Muzamil supplies the macro case. Pakistan has roughly half its population female and only about 20% of women in the workforce; lift that toward Bangladesh’s 40% and you add millions of productive, often educated workers. He argues IT, with a genuine supply-side shortage, is exactly where this should be solved — and that blaming “society” is a cop-out when Bangladesh and China built solutions. He keeps returning to one concrete fix: daycares. It fascinates him that IT firms, with their otherwise beautiful cultures, do not provide them. Husain agrees, adds remote work for women who relocate after marriage to cities with no tech firms, and insists the deeper unlock is representation: policies become “words on paper” unless there is a woman in the room to implement them properly.

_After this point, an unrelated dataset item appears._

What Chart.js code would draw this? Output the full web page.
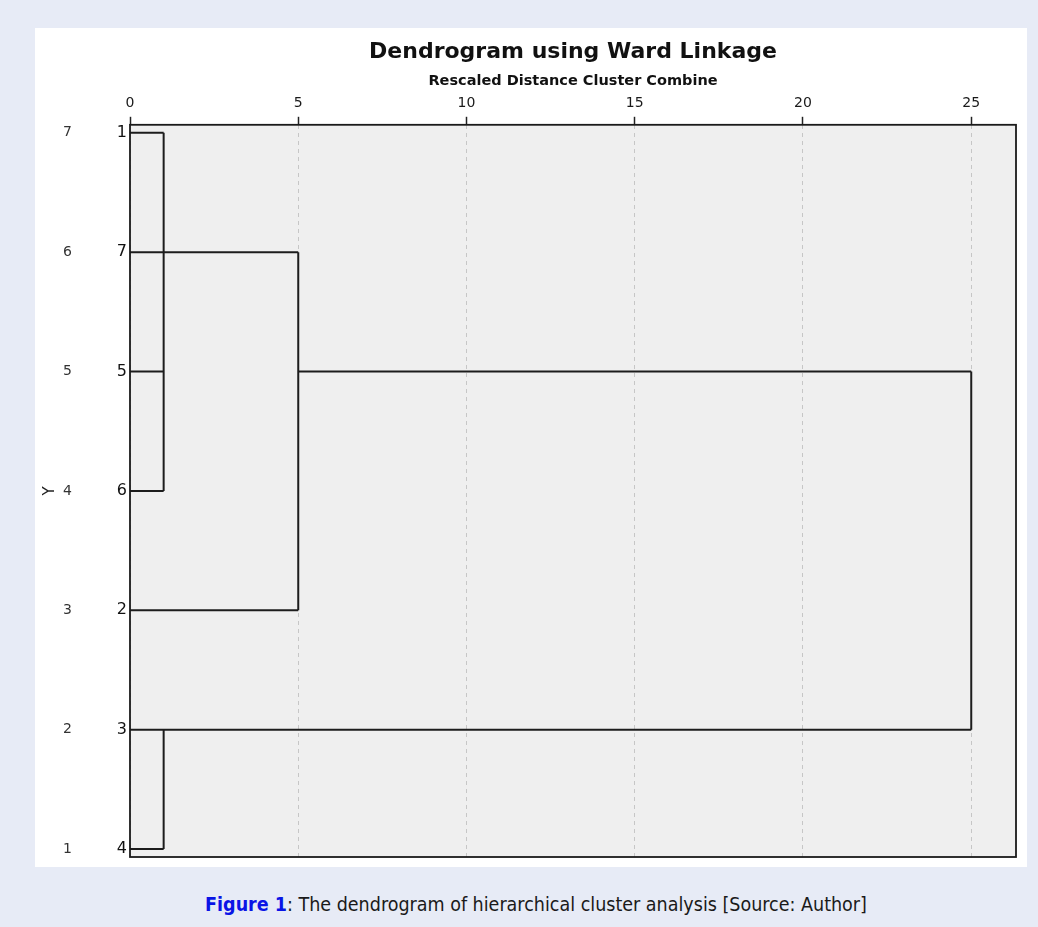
<!DOCTYPE html>
<html>
<head>
<meta charset="utf-8">
<script src="https://cdn.jsdelivr.net/npm/chart.js@4.4.1/dist/chart.umd.min.js"></script>
<style>
  html, body { margin: 0; padding: 0; }
  body { width: 1038px; height: 927px; background: #e7ebf6; position: relative; overflow: hidden; }
  #panel { position: absolute; left: 35px; top: 28px; width: 992px; height: 839px; background: #fff; }
  #caption {
    position: absolute; left: 0; width: 1072px; top: 895px; text-align: center;
    font-family: "Liberation Sans Narrow", "DejaVu Sans Condensed", sans-serif;
    font-size: 19.5px; color: #1a1a1a; line-height: 1;
  }
  #caption b { color: #0a14e6; }
</style>
</head>
<body>
<div id="panel"><canvas id="myChart" width="992" height="839"></canvas></div>
<div id="caption"><b>Figure 1</b>: The dendrogram of hierarchical cluster analysis [Source: Author]</div>
<script>
// leaves from top (y=7) to bottom (y=1)
const leafLabels = ['1', '7', '5', '6', '2', '3', '4']
const leafY = [7, 6, 5, 4, 3, 2, 1]
// rescaled distance where each leaf's horizontal line stops
const leafReach = [1, 5, 1, 1, 5, 25, 1]

// vertical joins: distance, from y, to y
const joinDist = [1, 5, 25, 1]
const joinTop = [7, 6, 5, 2]
const joinBottom = [4, 3, 2, 1]

// horizontal links between clusters
const linkY = [5]
const linkFrom = [5]
const linkTo = [25]

const xTicks = [0, 5, 10, 15, 20, 25]
const yTicks = [1, 2, 3, 4, 5, 6, 7]

const lineColor = '#1c1c1c'

let segments = []
leafY.forEach((y, i) => {
    segments.push([{ x: 0, y: y }, { x: leafReach[i], y: y }])
})
joinDist.forEach((d, i) => {
    segments.push([{ x: d, y: joinTop[i] }, { x: d, y: joinBottom[i] }])
})
linkY.forEach((y, i) => {
    segments.push([{ x: linkFrom[i], y: y }, { x: linkTo[i], y: y }])
})

const datasets = segments.map(seg => ({
    data: seg,
    borderColor: lineColor,
    borderWidth: 2,
    pointRadius: 0,
    fill: false,
    tension: 0,
    xAxisID: 'x',
    yAxisID: 'y',
}))

//plot background + frame
const framePlugin = {
    id: 'frame',
    beforeDraw(chart) {
        const { ctx, chartArea: a } = chart
        ctx.save()
        ctx.fillStyle = '#efefef'
        ctx.fillRect(a.left, a.top, a.right - a.left, a.bottom - a.top)
        ctx.restore()
    },
    afterDraw(chart) {
        const { ctx, chartArea: a } = chart
        ctx.save()
        ctx.strokeStyle = '#1a1a1a'
        ctx.lineWidth = 1.8
        ctx.strokeRect(a.left, a.top, a.right - a.left, a.bottom - a.top)
        ctx.restore()
    }
}

// no extra room for first/last label on the vertical axes
const fitY = w => s => {
    s.width = w
    s.paddingTop = 0
    s.paddingBottom = 0
}

const ctx = document.getElementById('myChart').getContext('2d')

const config = {
    type: 'line',
    data: { datasets },
    plugins: [framePlugin],
    options: {
        responsive: false,
        animation: false,
        layout: { padding: { left: 0, right: 11, top: 0, bottom: 10 } },
        plugins: {
            legend: { display: false },
            tooltip: { enabled: false },
            title: {
                display: true,
                fullSize: false,
                text: 'Dendrogram using Ward Linkage',
                color: '#111',
                font: { family: 'DejaVu Sans', size: 22, weight: 'bold' },
                padding: { top: 11, bottom: 6 },
            },
            subtitle: {
                display: true,
                fullSize: false,
                text: 'Rescaled Distance Cluster Combine',
                color: '#111',
                font: { family: 'DejaVu Sans', size: 14.5, weight: 'bold' },
                padding: { top: 1, bottom: 0 },
            },
        },
        scales: {
            x: {
                type: 'linear',
                position: 'top',
                min: 0,
                max: 26.33,
                afterBuildTicks: s => { s.ticks = xTicks.map(v => ({ value: v })) },
                afterFit: s => { s.height = 35 },
                grid: {
                    color: '#c6c6c6',
                    lineWidth: 1,
                    tickColor: '#222',
                    tickLength: 8,
                    tickWidth: 1.5,
                },
                border: { display: false, dash: [4, 4] },
                ticks: {
                    color: '#1a1a1a',
                    padding: 5,
                    maxRotation: 0,
                    font: { family: 'DejaVu Sans', size: 14 },
                },
            },
            y: {
                type: 'linear',
                position: 'left',
                weight: 2,
                min: 0.933,
                max: 7.067,
                afterBuildTicks: s => { s.ticks = yTicks.map(v => ({ value: v })) },
                afterFit: fitY(50),
                grid: { display: false, drawTicks: false },
                border: { display: false },
                title: {
                    display: true,
                    text: 'Y',
                    color: '#222',
                    font: { family: 'DejaVu Sans', size: 15 },
                    padding: { top: 6, bottom: 0 },
                },
                ticks: {
                    color: '#333',
                    padding: 13,
                    font: { family: 'DejaVu Sans', size: 14 },
                },
            },
            leaf: {
                type: 'linear',
                position: 'left',
                weight: 1,
                min: 0.933,
                max: 7.067,
                afterBuildTicks: s => { s.ticks = yTicks.map(v => ({ value: v })) },
                afterFit: fitY(45),
                grid: { display: false, drawTicks: false },
                border: { display: false },
                ticks: {
                    color: '#111',
                    padding: 3,
                    font: { family: 'DejaVu Sans', size: 16 },
                    callback: v => leafLabels[7 - v],
                },
            },
        },
    },
}

const myChart = new Chart(ctx, config)
</script>
</body>
</html>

There is a current that runs under both of them — that AI, being functional in nature, may disrupt men’s work while opening a door for women. Many Pakistani women trained in literature and the arts, historically denied opportunities, could now re-enter the workforce digitally, learning a few accessible tools and putting their creativity and problem solving — honed daily, Husain notes, on the relentless multitasking of running a home — to paid use. She tells her own welcome-to-STEM story: the only A-level student in a Punjab University master’s class of eighty girls and twelve boys, greeted by a professor who told the women they were wasting government money by taking merit seats they would abandon for marriage. From roll number one to thirty, she says, the list was all girls. Her conclusion is firm: a country that leaves half its workforce at home cannot progress.

Relationships, not headcount

On how the business actually runs, Husain describes a model built on trust rather than scale. About 80% of Five Rivers’ work is relationship-based, with clients of six, ten, twelve years. Outsourcing’s core failure, she argues, is disconnect — so clients come to visit, the developers teach them Urdu, they run chilli-eating contests (one visiting American turned out to be a champion, unbeaten on Mexican chillies). That rapport is what makes a client treat the team as an extension of their own, and it is why she fits people to work they care about rather than slotting a games-passionate developer into enterprise software just because the skills match. It scales slowly, she admits, but it is sustainable — twenty years with no real ups and downs, now on a growth trajectory.

She is also pushing the firm beyond services into products — Smart Windows, a Windows workspace manager, is already live, and a Blackberry photo editor the company once built reached number one on its app store. Through Ink Tribe, a publishing collective, she wants to take Pakistani creators — especially women — to the US market via print-on-demand, an income earned “just sitting at home.” And she is expanding into the Middle East, with a UAE company set up this year and a chaotic but worthwhile trip to Saudi Arabia’s LEAP. Muzamil presses the regional thesis hard: everyone defaults to North America, but the founders who win in five years are the ones building relationships in MENA and South Asia now. Husain frames the Gulf’s rise as something to support — the Islamic world moving back toward the knowledge and craft it once led, from algebra to the astrolabe-makers of old Lahore.

Too big to fail

She closes on the question Muzamil asks every guest — Pakistan in 2050, with the hope and the ifs removed. Her answer is unhedged: “I think it’s going to be wonderful.” The population is young and full of optimism, resilient, and rich in underused resources — tourism, IT, real estate, and a smart-farming agricultural sector barely touched. Most of all, she argues, the numbers are simply too big for there to be nothing. The people with money and top degrees can leave; the vast majority are Pakistani, will stay, will raise their children here. Too big to fail, she says — and too many people with too many dreams and too much hope.